Szpiro stresses the advantage of the videoconferencing teaching style.
“One element of the program that is unique is that the students are not all in one region. We have a footprint all across North America. The diversity of the experience that people can bring to the program is far greater than it would be in a small city,” Szpiro said.
Videoconferencing also enables students and professors to have an educational experience different from working in a traditional classroom setting. Each student is equipped with a gadget called a “One-Touch,” which the students use to answer questions posed throughout the lecture. There is also a button the students can press to let the professor know if they do not understand something, which gives the professor immediate feedback about how well he or she is explaining the material. If a student has a specific question, he can press a button, which is like raising his hand in a traditional classroom setting. Each “One-Touch” is registered under one student, so when he presses the button, his entire biography shows up, including his name, boardroom location and career. According to Szpiro, “I can tailor my answer to his needs depending on his job.”
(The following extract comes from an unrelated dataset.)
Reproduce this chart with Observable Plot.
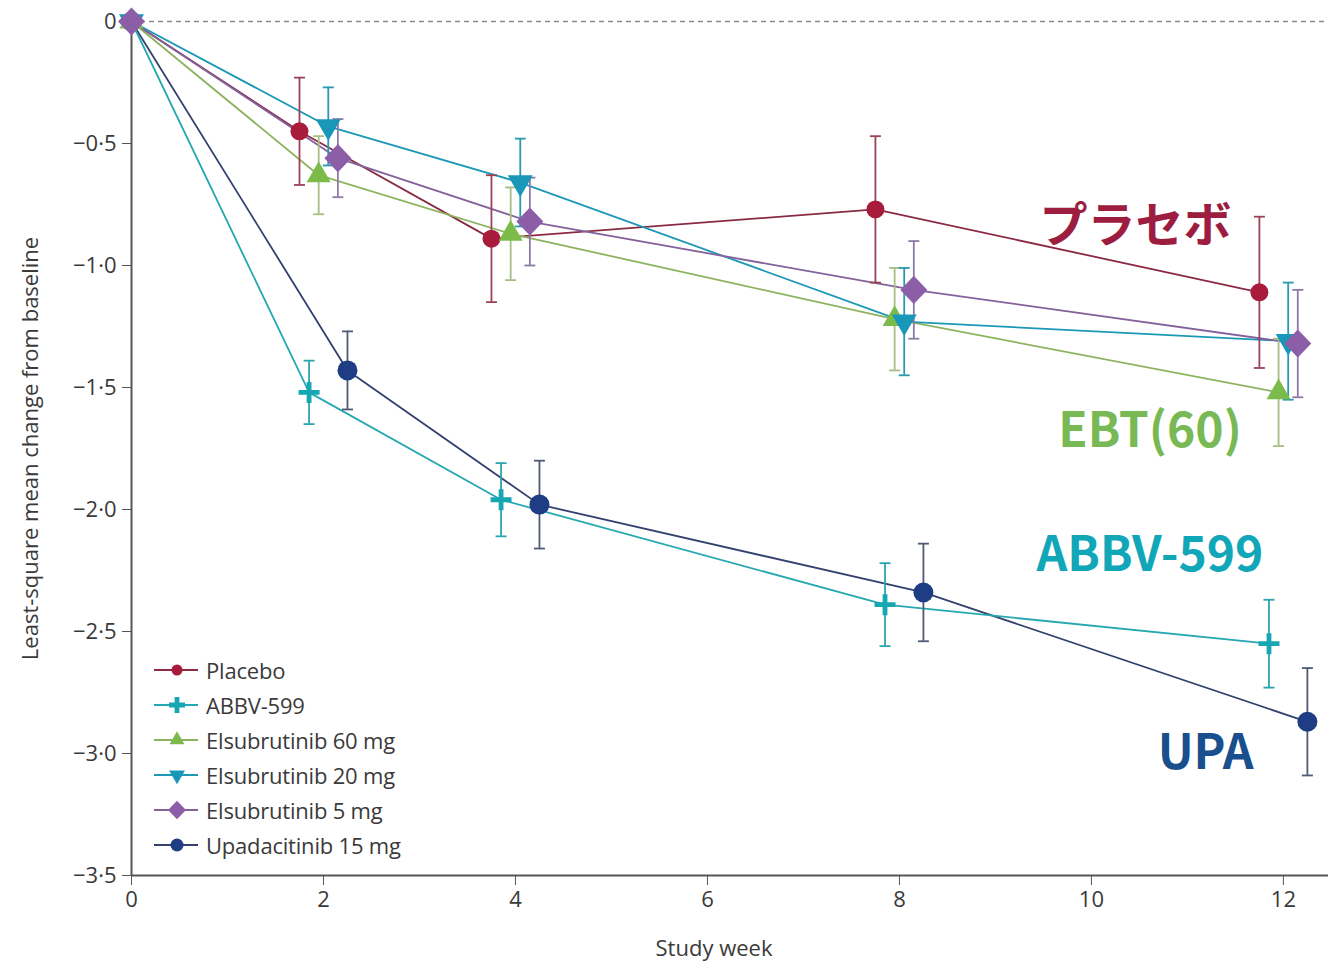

Kadiyali is also a proponent of videoconferencing. “Technology has compensated from some pains you might think you would get from this type of class. It’s pretty much the same as a regular class,” she said.
According to the MBA professors, the program has received a positive student response. Angela Horne, associate director of Cornell’s Management Library, already completed the program. When asked about the program’s advantages, Horne said, “That I was able to continue to work full-time. That we have team coaches who help us through the rocky times and help us re-focus when things seem a bit overwhelming. I was really pleased that my classmates were all top-notch individuals who excelled both in their careers and in the classroom. It was really stimulating to spend time with professionals who were able to juggle their families, careers, and classes.”
The Executive MBA program has grown from last year, and is expected to continue to grow in the future, both physically and technologically. According to Szpiro, “From a technology point of view, we’re always looking for the latest and greatest. That’s never-ending. From a growth point of view, we are targeting this year to move this into a two section model. What the Johnson School is looking at is perhaps new programs, perhaps expanding this learning format to other countries.”